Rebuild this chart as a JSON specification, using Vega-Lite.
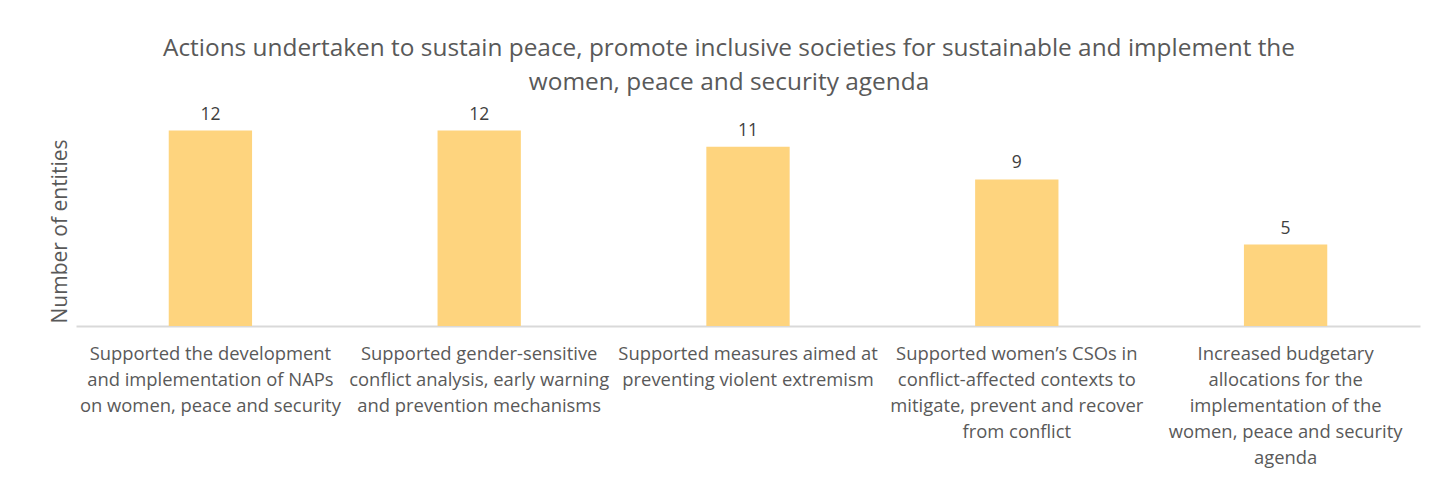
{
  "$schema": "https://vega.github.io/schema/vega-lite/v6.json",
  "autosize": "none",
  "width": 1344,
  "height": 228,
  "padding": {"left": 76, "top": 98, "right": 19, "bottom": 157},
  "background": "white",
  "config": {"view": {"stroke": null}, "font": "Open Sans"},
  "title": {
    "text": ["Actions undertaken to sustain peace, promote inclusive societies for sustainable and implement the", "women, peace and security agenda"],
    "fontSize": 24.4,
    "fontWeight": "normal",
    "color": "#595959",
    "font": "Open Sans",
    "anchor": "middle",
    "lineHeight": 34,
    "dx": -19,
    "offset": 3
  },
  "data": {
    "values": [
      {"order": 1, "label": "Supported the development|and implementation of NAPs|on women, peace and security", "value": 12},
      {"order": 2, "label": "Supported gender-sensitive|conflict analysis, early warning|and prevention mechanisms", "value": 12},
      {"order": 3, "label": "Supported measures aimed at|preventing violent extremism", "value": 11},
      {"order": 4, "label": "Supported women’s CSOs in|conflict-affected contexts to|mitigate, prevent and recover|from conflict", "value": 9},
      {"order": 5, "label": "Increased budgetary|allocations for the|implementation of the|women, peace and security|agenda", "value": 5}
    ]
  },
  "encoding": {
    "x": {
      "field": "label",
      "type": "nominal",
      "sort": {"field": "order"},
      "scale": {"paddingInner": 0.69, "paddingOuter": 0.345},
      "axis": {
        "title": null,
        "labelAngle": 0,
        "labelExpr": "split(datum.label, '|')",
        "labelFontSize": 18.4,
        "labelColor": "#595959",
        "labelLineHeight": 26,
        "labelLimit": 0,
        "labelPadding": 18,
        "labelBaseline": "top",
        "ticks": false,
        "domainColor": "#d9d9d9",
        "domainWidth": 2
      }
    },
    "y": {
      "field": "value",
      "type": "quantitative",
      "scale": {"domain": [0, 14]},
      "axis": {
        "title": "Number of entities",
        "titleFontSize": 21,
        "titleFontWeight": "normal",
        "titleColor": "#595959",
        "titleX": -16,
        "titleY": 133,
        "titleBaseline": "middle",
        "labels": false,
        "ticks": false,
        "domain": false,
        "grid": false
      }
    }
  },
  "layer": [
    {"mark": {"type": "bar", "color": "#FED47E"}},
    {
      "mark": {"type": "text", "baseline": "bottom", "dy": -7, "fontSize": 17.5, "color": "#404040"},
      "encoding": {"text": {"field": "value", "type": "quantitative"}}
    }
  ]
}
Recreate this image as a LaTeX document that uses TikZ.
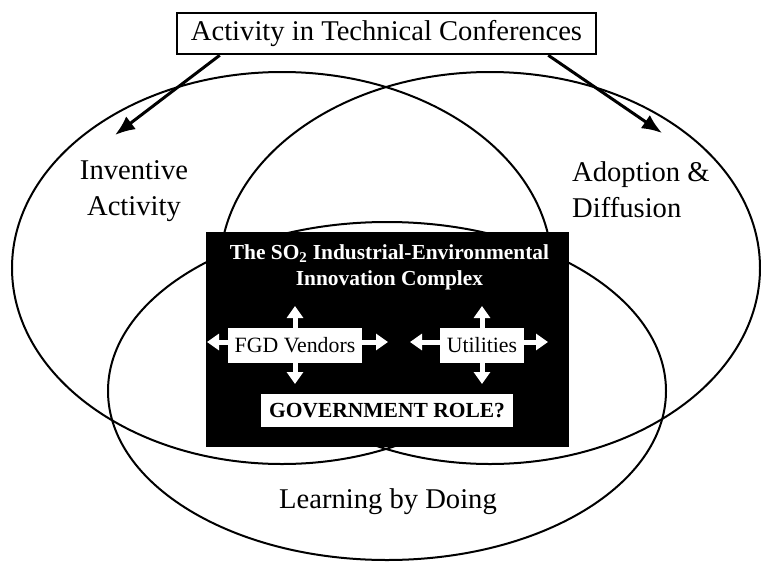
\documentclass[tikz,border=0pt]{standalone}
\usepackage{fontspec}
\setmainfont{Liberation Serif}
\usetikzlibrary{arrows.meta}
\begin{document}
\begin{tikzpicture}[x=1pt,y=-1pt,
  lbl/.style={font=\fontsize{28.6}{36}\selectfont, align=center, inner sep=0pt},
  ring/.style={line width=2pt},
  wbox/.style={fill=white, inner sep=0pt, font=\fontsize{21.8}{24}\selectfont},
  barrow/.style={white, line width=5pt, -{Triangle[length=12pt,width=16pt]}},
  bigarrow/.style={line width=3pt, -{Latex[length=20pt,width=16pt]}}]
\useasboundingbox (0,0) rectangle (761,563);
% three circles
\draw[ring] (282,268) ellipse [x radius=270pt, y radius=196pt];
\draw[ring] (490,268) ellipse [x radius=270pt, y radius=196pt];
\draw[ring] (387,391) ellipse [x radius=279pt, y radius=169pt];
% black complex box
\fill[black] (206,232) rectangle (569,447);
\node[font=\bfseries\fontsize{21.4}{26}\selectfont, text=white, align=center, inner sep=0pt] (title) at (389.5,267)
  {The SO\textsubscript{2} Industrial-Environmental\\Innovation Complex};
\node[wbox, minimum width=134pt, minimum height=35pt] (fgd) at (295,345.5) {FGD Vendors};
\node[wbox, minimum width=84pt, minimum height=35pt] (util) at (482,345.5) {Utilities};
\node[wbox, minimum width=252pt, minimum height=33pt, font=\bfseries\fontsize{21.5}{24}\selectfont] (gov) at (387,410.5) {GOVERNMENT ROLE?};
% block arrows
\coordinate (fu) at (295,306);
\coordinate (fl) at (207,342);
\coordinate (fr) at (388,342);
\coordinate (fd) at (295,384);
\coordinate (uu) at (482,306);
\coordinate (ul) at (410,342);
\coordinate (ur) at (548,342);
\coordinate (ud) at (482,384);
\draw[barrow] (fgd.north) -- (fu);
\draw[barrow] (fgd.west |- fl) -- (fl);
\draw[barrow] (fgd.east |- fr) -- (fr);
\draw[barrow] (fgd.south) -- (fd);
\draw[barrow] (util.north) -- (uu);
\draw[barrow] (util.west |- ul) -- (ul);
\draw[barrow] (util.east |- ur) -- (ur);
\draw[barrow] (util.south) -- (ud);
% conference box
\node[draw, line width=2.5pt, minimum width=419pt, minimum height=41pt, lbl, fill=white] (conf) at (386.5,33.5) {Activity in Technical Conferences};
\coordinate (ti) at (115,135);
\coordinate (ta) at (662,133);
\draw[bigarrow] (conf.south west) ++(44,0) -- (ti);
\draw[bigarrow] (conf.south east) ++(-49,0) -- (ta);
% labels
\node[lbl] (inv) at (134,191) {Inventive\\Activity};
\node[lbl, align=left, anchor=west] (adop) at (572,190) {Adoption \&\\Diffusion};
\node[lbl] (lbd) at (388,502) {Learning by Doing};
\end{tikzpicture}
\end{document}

------

▶ [TASK BRIEF]
Go through the material above and print all of it exactly, except the pictures.

▶ [ANSWER FOR THE TASK]
Rebuild this chart as a JSON specification, using Vega-Lite.
{
  "$schema": "https://vega.github.io/schema/vega-lite/v6.json",
  "autosize": "none",
  "width": 1344,
  "height": 228,
  "padding": {"left": 76, "top": 98, "right": 19, "bottom": 157},
  "background": "white",
  "config": {"view": {"stroke": null}, "font": "Open Sans"},
  "title": {
    "text": ["Actions undertaken to sustain peace, promote inclusive societies for sustainable and implement the", "women, peace and security agenda"],
    "fontSize": 24.4,
    "fontWeight": "normal",
    "color": "#595959",
    "font": "Open Sans",
    "anchor": "middle",
    "lineHeight": 34,
    "dx": -19,
    "offset": 3
  },
  "data": {
    "values": [
      {"order": 1, "label": "Supported the development|and implementation of NAPs|on women, peace and security", "value": 12},
      {"order": 2, "label": "Supported gender-sensitive|conflict analysis, early warning|and prevention mechanisms", "value": 12},
      {"order": 3, "label": "Supported measures aimed at|preventing violent extremism", "value": 11},
      {"order": 4, "label": "Supported women’s CSOs in|conflict-affected contexts to|mitigate, prevent and recover|from conflict", "value": 9},
      {"order": 5, "label": "Increased budgetary|allocations for the|implementation of the|women, peace and security|agenda", "value": 5}
    ]
  },
  "encoding": {
    "x": {
      "field": "label",
      "type": "nominal",
      "sort": {"field": "order"},
      "scale": {"paddingInner": 0.69, "paddingOuter": 0.345},
      "axis": {
        "title": null,
        "labelAngle": 0,
        "labelExpr": "split(datum.label, '|')",
        "labelFontSize": 18.4,
        "labelColor": "#595959",
        "labelLineHeight": 26,
        "labelLimit": 0,
        "labelPadding": 18,
        "labelBaseline": "top",
        "ticks": false,
        "domainColor": "#d9d9d9",
        "domainWidth": 2
      }
    },
    "y": {
      "field": "value",
      "type": "quantitative",
      "scale": {"domain": [0, 14]},
      "axis": {
        "title": "Number of entities",
        "titleFontSize": 21,
        "titleFontWeight": "normal",
        "titleColor": "#595959",
        "titleX": -16,
        "titleY": 133,
        "titleBaseline": "middle",
        "labels": false,
        "ticks": false,
        "domain": false,
        "grid": false
      }
    }
  },
  "layer": [
    {"mark": {"type": "bar", "color": "#FED47E"}},
    {
      "mark": {"type": "text", "baseline": "bottom", "dy": -7, "fontSize": 17.5, "color": "#404040"},
      "encoding": {"text": {"field": "value", "type": "quantitative"}}
    }
  ]
}
Recreate this image as a LaTeX document that uses TikZ.
\documentclass[tikz,border=0pt]{standalone}
\usepackage{fontspec}
\setmainfont{Liberation Serif}
\usetikzlibrary{arrows.meta}
\begin{document}
\begin{tikzpicture}[x=1pt,y=-1pt,
  lbl/.style={font=\fontsize{28.6}{36}\selectfont, align=center, inner sep=0pt},
  ring/.style={line width=2pt},
  wbox/.style={fill=white, inner sep=0pt, font=\fontsize{21.8}{24}\selectfont},
  barrow/.style={white, line width=5pt, -{Triangle[length=12pt,width=16pt]}},
  bigarrow/.style={line width=3pt, -{Latex[length=20pt,width=16pt]}}]
\useasboundingbox (0,0) rectangle (761,563);
% three circles
\draw[ring] (282,268) ellipse [x radius=270pt, y radius=196pt];
\draw[ring] (490,268) ellipse [x radius=270pt, y radius=196pt];
\draw[ring] (387,391) ellipse [x radius=279pt, y radius=169pt];
% black complex box
\fill[black] (206,232) rectangle (569,447);
\node[font=\bfseries\fontsize{21.4}{26}\selectfont, text=white, align=center, inner sep=0pt] (title) at (389.5,267)
  {The SO\textsubscript{2} Industrial-Environmental\\Innovation Complex};
\node[wbox, minimum width=134pt, minimum height=35pt] (fgd) at (295,345.5) {FGD Vendors};
\node[wbox, minimum width=84pt, minimum height=35pt] (util) at (482,345.5) {Utilities};
\node[wbox, minimum width=252pt, minimum height=33pt, font=\bfseries\fontsize{21.5}{24}\selectfont] (gov) at (387,410.5) {GOVERNMENT ROLE?};
% block arrows
\coordinate (fu) at (295,306);
\coordinate (fl) at (207,342);
\coordinate (fr) at (388,342);
\coordinate (fd) at (295,384);
\coordinate (uu) at (482,306);
\coordinate (ul) at (410,342);
\coordinate (ur) at (548,342);
\coordinate (ud) at (482,384);
\draw[barrow] (fgd.north) -- (fu);
\draw[barrow] (fgd.west |- fl) -- (fl);
\draw[barrow] (fgd.east |- fr) -- (fr);
\draw[barrow] (fgd.south) -- (fd);
\draw[barrow] (util.north) -- (uu);
\draw[barrow] (util.west |- ul) -- (ul);
\draw[barrow] (util.east |- ur) -- (ur);
\draw[barrow] (util.south) -- (ud);
% conference box
\node[draw, line width=2.5pt, minimum width=419pt, minimum height=41pt, lbl, fill=white] (conf) at (386.5,33.5) {Activity in Technical Conferences};
\coordinate (ti) at (115,135);
\coordinate (ta) at (662,133);
\draw[bigarrow] (conf.south west) ++(44,0) -- (ti);
\draw[bigarrow] (conf.south east) ++(-49,0) -- (ta);
% labels
\node[lbl] (inv) at (134,191) {Inventive\\Activity};
\node[lbl, align=left, anchor=west] (adop) at (572,190) {Adoption \&\\Diffusion};
\node[lbl] (lbd) at (388,502) {Learning by Doing};
\end{tikzpicture}
\end{document}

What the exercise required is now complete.